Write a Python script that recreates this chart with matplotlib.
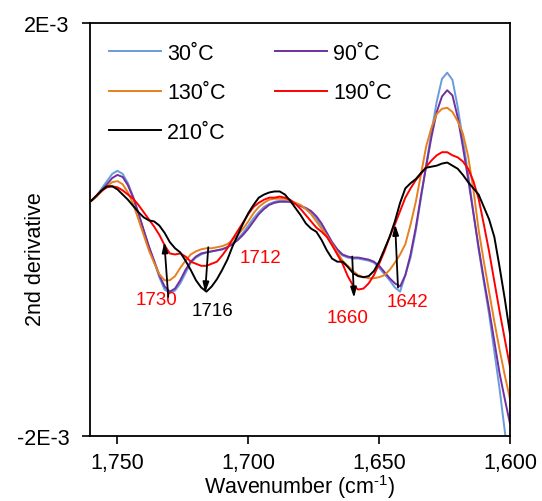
import matplotlib
matplotlib.use("Agg")
import matplotlib.pyplot as plt
import numpy as np

plt.rcParams['font.family'] = ['Liberation Sans', 'DejaVu Sans']
plt.rcParams['mathtext.fontset'] = 'custom'
plt.rcParams['mathtext.rm'] = 'Liberation Sans'
plt.rcParams['mathtext.it'] = 'Liberation Sans:italic'

# wavenumber grid, 1760 -> 1600 cm-1, step 2
wavenumber = np.arange(1760, 1598, -2)

# second derivative values, units of 1E-3
d_30 = [0.28, 0.33, 0.40, 0.47, 0.54, 0.57, 0.54, 0.45, 0.32, 0.16,
        -0.01, -0.17, -0.31, -0.46, -0.58, -0.61, -0.59, -0.52, -0.42, -0.32,
        -0.27, -0.24, -0.22, -0.21, -0.20, -0.19, -0.17, -0.13, -0.09, -0.03,
        0.04, 0.11, 0.17, 0.22, 0.25, 0.27, 0.28, 0.28, 0.27, 0.25,
        0.23, 0.20, 0.16, 0.11, 0.03, -0.06, -0.15, -0.21, -0.25, -0.27,
        -0.28, -0.28, -0.29, -0.30, -0.32, -0.37, -0.43, -0.49, -0.56, -0.60,
        -0.44, -0.27, -0.01, 0.31, 0.63, 0.95, 1.24, 1.46, 1.52, 1.45,
        1.19, 0.87, 0.54, 0.17, -0.19, -0.51, -0.82, -1.18, -1.54, -1.95,
        -2.37]
d_90 = [0.28, 0.32, 0.38, 0.44, 0.50, 0.53, 0.51, 0.43, 0.31, 0.16,
        0.00, -0.16, -0.30, -0.44, -0.55, -0.60, -0.57, -0.49, -0.39, -0.31,
        -0.26, -0.23, -0.22, -0.21, -0.20, -0.19, -0.17, -0.14, -0.10, -0.05,
        0.01, 0.08, 0.15, 0.20, 0.24, 0.26, 0.27, 0.27, 0.27, 0.25,
        0.23, 0.21, 0.18, 0.13, 0.06, -0.03, -0.12, -0.19, -0.24, -0.26,
        -0.27, -0.27, -0.28, -0.29, -0.31, -0.35, -0.41, -0.47, -0.52, -0.55,
        -0.44, -0.24, 0.02, 0.33, 0.62, 0.90, 1.14, 1.29, 1.35, 1.30,
        1.09, 0.80, 0.49, 0.16, -0.17, -0.48, -0.77, -1.08, -1.39, -1.64,
        -1.88]
d_130 = [0.28, 0.32, 0.37, 0.42, 0.46, 0.47, 0.44, 0.36, 0.25, 0.10,
         -0.05, -0.20, -0.32, -0.43, -0.49, -0.49, -0.45, -0.37, -0.30, -0.24,
         -0.21, -0.19, -0.18, -0.18, -0.17, -0.16, -0.14, -0.10, -0.05, 0.01,
         0.08, 0.16, 0.22, 0.26, 0.29, 0.30, 0.30, 0.30, 0.28, 0.26,
         0.24, 0.20, 0.15, 0.08, 0.01, -0.06, -0.14, -0.22, -0.30, -0.35,
         -0.40, -0.44, -0.46, -0.47, -0.47, -0.46, -0.44, -0.39, -0.32, -0.24,
         -0.14, 0.05, 0.27, 0.54, 0.81, 0.99, 1.12, 1.17, 1.18, 1.14,
         1.05, 0.93, 0.71, 0.39, 0.00, -0.31, -0.60, -0.89, -1.16, -1.41,
         -1.64]
d_190 = [0.28, 0.33, 0.38, 0.41, 0.42, 0.41, 0.38, 0.34, 0.30, 0.24,
         0.17, 0.10, 0.03, -0.05, -0.15, -0.23, -0.24, -0.23, -0.26, -0.31,
         -0.33, -0.35, -0.35, -0.33, -0.31, -0.25, -0.18, -0.09, -0.01, 0.07,
         0.15, 0.22, 0.26, 0.29, 0.31, 0.31, 0.32, 0.31, 0.29, 0.25,
         0.20, 0.14, 0.08, 0.02, -0.02, -0.07, -0.15, -0.24, -0.33, -0.45,
         -0.54, -0.58, -0.57, -0.52, -0.44, -0.33, -0.21, -0.07, 0.05, 0.18,
         0.31, 0.40, 0.48, 0.54, 0.61, 0.67, 0.72, 0.75, 0.75, 0.72,
         0.70, 0.66, 0.59, 0.47, 0.30, 0.05, -0.21, -0.50, -0.79, -1.06,
         -1.33]
d_210 = [0.28, 0.33, 0.38, 0.42, 0.42, 0.39, 0.34, 0.29, 0.23, 0.17,
         0.12, 0.09, 0.08, 0.04, -0.03, -0.12, -0.18, -0.22, -0.30, -0.39,
         -0.49, -0.56, -0.60, -0.55, -0.48, -0.39, -0.29, -0.16, -0.05, 0.06,
         0.16, 0.24, 0.31, 0.34, 0.36, 0.37, 0.37, 0.34, 0.28, 0.21,
         0.14, 0.06, 0.01, -0.02, -0.10, -0.20, -0.28, -0.31, -0.31, -0.36,
         -0.42, -0.45, -0.46, -0.45, -0.40, -0.31, -0.19, -0.07, 0.08, 0.26,
         0.40, 0.45, 0.49, 0.55, 0.60, 0.61, 0.62, 0.64, 0.65, 0.62,
         0.59, 0.53, 0.46, 0.40, 0.34, 0.22, 0.10, -0.07, -0.36, -0.67,
         -1.01]

labels = ['30˚C', '90˚C', '130˚C', '190˚C', '210˚C']
colors = ['#6A9BDB', '#7030A0', '#E8801E', '#FF0000', '#000000']
series = [d_30, d_90, d_130, d_190, d_210]

# band labels and arrows
bands = ['1730', '1716', '1712', '1660', '1642']
band_text_xy = [(1735.0, -0.68), (1713.8, -0.78), (1695.5, -0.27), (1661.9, -0.85), (1639.0, -0.70)]
band_colors = ['red', 'black', 'red', 'red', 'red']
arrow_tail = [(1730.6, -0.65), (1715.3, -0.17), (1660.3, -0.26), (1642.8, -0.56)]
arrow_head = [(1732.1, -0.12), (1716.5, -0.61), (1659.6, -0.66), (1643.9, 0.05)]

xticks = [1750, 1700, 1650, 1600]
xticklabels = ['1,750', '1,700', '1,650', '1,600']
yticks = [-2e-3, 2e-3]
yticklabels = ['-2E-3', '2E-3']

fig = plt.figure(figsize=(5.42, 5.02), dpi=100)
ax = fig.add_axes([0.166, 0.129, 0.775, 0.823])

lines = []
for vals, lab, col in zip(series, labels, colors):
    ln, = ax.plot(wavenumber, np.array(vals) * 1e-3, color=col, lw=1.4, label=lab)
    lines.append(ln)

for (tx, ty), t, c in zip(band_text_xy, bands, band_colors):
    ax.text(tx, ty * 1e-3, t, color=c, fontsize=13.5, ha='center', va='center')

for (x0, y0), (x1, y1) in zip(arrow_tail, arrow_head):
    ax.annotate('', xy=(x1, y1 * 1e-3), xytext=(x0, y0 * 1e-3),
                arrowprops=dict(arrowstyle='-|>,head_length=0.6,head_width=0.18',
                                color='black', lw=1.3, shrinkA=0, shrinkB=0))

ax.set_xlim(1760.5, 1600)
ax.set_ylim(-2e-3, 2e-3)
ax.set_xticks(xticks)
ax.set_xticklabels(xticklabels)
ax.set_yticks(yticks)
ax.set_yticklabels(yticklabels)
ax.tick_params(direction='out', length=6, width=1.2, labelsize=15.5)
ax.tick_params(axis='y', pad=9)
ax.tick_params(axis='x', pad=5)
for sp in ax.spines.values():
    sp.set_linewidth(1.3)

ax.set_xlabel(r'Wavenumber (cm$^{\text{-1}}$)', fontsize=15.5, labelpad=0)
ax.set_ylabel('2nd derivative', fontsize=15.5)
ax.yaxis.set_label_coords(-0.105, 0.43)

order = [0, 2, 4, 1, 3]
ax.legend([lines[i] for i in order], [labels[i] for i in order],
          ncol=2, frameon=False, fontsize=15.5, loc='upper left',
          bbox_to_anchor=(0.045, 0.952), borderaxespad=0, borderpad=0,
          handlelength=2.4, handletextpad=0.3, labelspacing=0.85,
          columnspacing=2.3)

fig.savefig('out.png', dpi=100)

● ● ● ●

WORK TO COMPLETE
Return the material line for line, from its beginning to the line that contains "plt.rcParams['mathtext.it'] = 'Liberation", with the pictures left out.

SOLVED PROBLEM
Write a Python script that recreates this chart with matplotlib.
import matplotlib
matplotlib.use("Agg")
import matplotlib.pyplot as plt
import numpy as np

plt.rcParams['font.family'] = ['Liberation Sans', 'DejaVu Sans']
plt.rcParams['mathtext.fontset'] = 'custom'
plt.rcParams['mathtext.rm'] = 'Liberation Sans'
plt.rcParams['mathtext.it'] = 'Liberation Sans:italic'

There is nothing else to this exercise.